Shostakovich had composed the fourth symphony during Stalin’s great terror to save his own sanity and to report covertly the mass arrests and murders – achieving, as Mr. Johnson puts it, “a degree or two of distance from the emotions he is articulating”. As Shakespeare writes in Hamlet (which Shostakovich set to music): “though this be madness, yet there is method in’t.” The composer had found a means for making sense of madness. “If Shostakovich could find the method,” thinks the teenage Mr. Johnson, “then perhaps I could too”.
What follows is an intensely readable, highly personal analysis of the major works of a composer who, Mr. Johnson decides, has recorded a collective experience for an all-inclusive listenership. Streaks of black humour in the music relieve the toil of tragedy. A piccolo solo in the eight symphony pinpoints the absurdity of individuality in tragic times. The tenth symphony, written as Stalin lay on his deathbed, contains in its signature theme hints of the composer’s defiance and relief: “I’m still here!”.
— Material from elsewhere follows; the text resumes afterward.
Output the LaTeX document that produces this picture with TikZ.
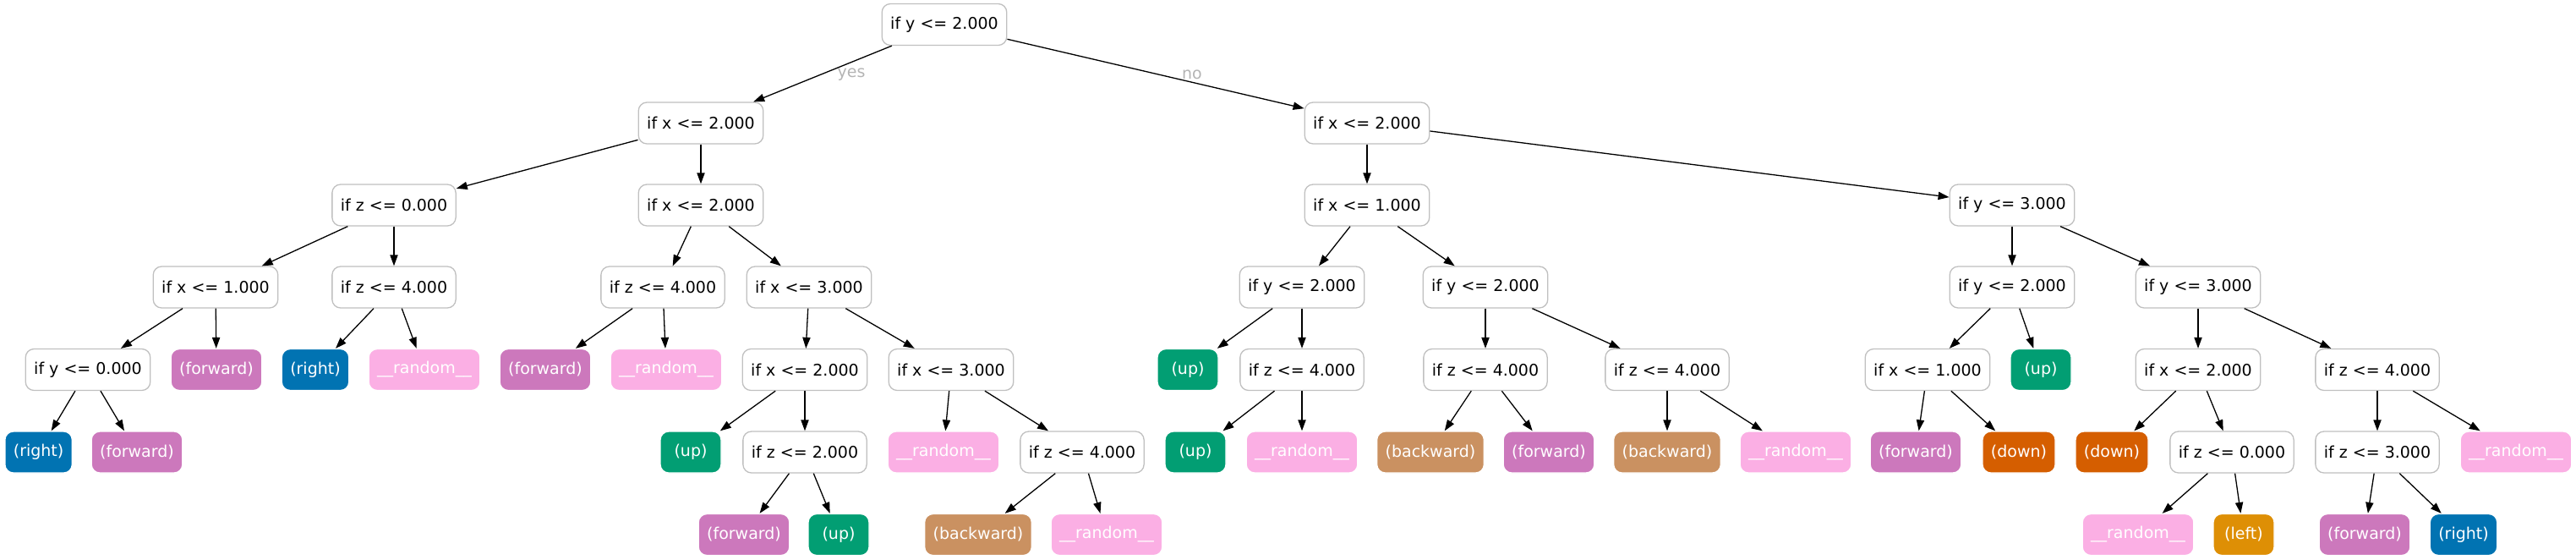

When his mother is finally taken to an asylum, Mr. Johnson writes as if he were Shostakovich when Stalin died: “The case against me had collapsed. It could now be seen what I had to contend with all those years. Even I could no longer accuse myself of make-believe.” Anyone who has survived an abusive childhood will recognise this as the moment when redemption seems possible and life can at last be lived.
There is a theory in modern psychology that refers to the “internal totalitarian object”, a device by which the psyche uses an external evil to bludgeon the self into compliance. Such an object lives on in Russians as a sneaky admiration for the mighty Stalin; Mr. Johnson feels both love and awe for his maniacal mother.
“When I look back at the strange ordeal of my early home life,” he writes, reflecting on Shostakovich’s eighth symphony, “I seem to hear this music saying, ‘it is nobody’s fault.’ Blame is one way of giving meaning to life, but it keeps us prisoner.” In the eighth string quartet he hears intimations that the composer is contemplating suicide while somehow throwing a lifeline to Mr. Johnson in the same dark place.
All great music teeters on the edge of madness. This troubled writer makes a convincing case that the music of Dimitri Shostakovich helped to save his mind. In life’s crises, he suggests, each of us comes up against an internal siege of Leningrad and music comes to our relief.